I have a table where I store timeseries data:
| customer_id | transaction_type | transaction_date | transaction_value | 
|---|---|---|---|
| 1 | buy | 2022-12-04 | 100.0 | 
| 1 | sell | 2022-12-04 | 80.0 | 
| 2 | buy | 2022-12-04 | 120.0 | 
| 2 | sell | 2022-12-03 | 120.0 | 
| 1 | buy | 2022-12-02 | 90.0 | 
| 1 | sell | 2022-12-02 | 70.0 | 
| 2 | buy | 2022-12-01 | 110.0 | 
| 2 | sell | 2022-12-01 | 110.0 | 
Number of customers and transaction types is not limited. Currently there are over 10,000 customers and over 600 transaction types. Dates of transactions ~between customers can be unique and~ will not always align based on any criteria among a customer or transaction type (that's why I've tried using LATERAL JOIN — you'll see it later).
I want to filter those records to get customers IDs with the values of the transaction where any arbitrary condition is met. Number of those conditions in a query is not restricted to two — can be anything. For example:
Give me all customers who have a buy with value > $90 and a sale with value > 100$ as their latest transactions
The final query should return these two rows:
| customer_id | transaction_type | transaction_date | transaction_value | 
|---|---|---|---|
| 2 | buy | 2022-12-04 | 120$ | 
| 2 | sell | 2022-12-03 | 120$ | 
The closest I've came to what I need was by creating a materialized view cross-joining customer IDs and transaction_types:
| customer_id | transaction_type | 
|---|---|
| 1 | buy | 
| 1 | sell | 
| 2 | buy | 
| 2 | sell | 
And then running a LATERAL JOIN between table with transactions and customer_transactions materialized view:
SELECT *
  FROM customer_transactions
  JOIN LATERAL (
    SELECT *
      FROM transactions
     WHERE (transactions.customer_id = customer_transactions.customer_id)

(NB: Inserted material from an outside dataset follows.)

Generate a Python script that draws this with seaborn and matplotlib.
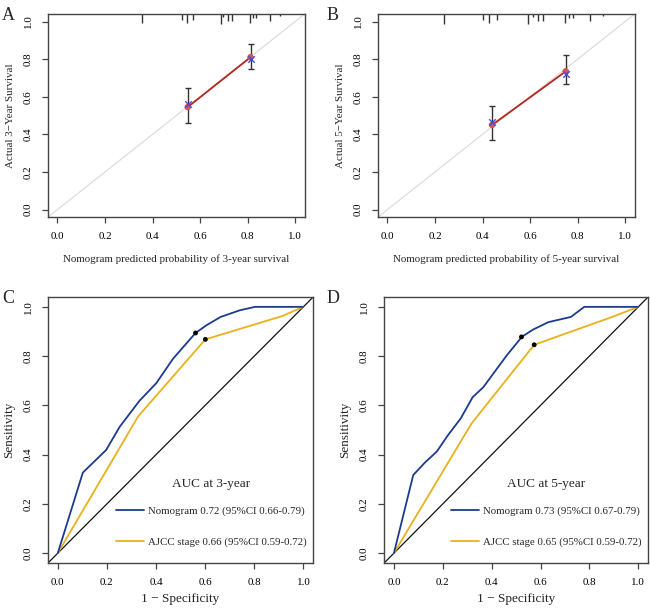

       AND (transactions.transaction_type = customer_transactions.transaction_type)
       AND transactions.transaction_date <= '2022-12-04' -- this can change for filtering records back in time
     ORDER BY transactions.transaction_date DESC
     LIMIT 1
  ) transactions ON TRUE
 WHERE customer_transactions.transaction_type = 'buy'
   AND customer_transactions.transaction_value > 90
It seems to be working when one condition is specified. But as soon as subsequential conditions are introduced that's where things start falling apart for me; changing condition to:
 WHERE (customer_transactions.transaction_type = 'buy'
   AND customer_transactions.transaction_value > 90)
   AND (customer_transactions.transaction_type = 'sell'
   AND customer_transactions.transaction_value > 100)
is obviously not going to work as there is no row that satisfies both of these conditions.
Is it possible to achieve this using the aproach I took? If so what am I missing? Or maybe there is another way to solve that would be more appropriate?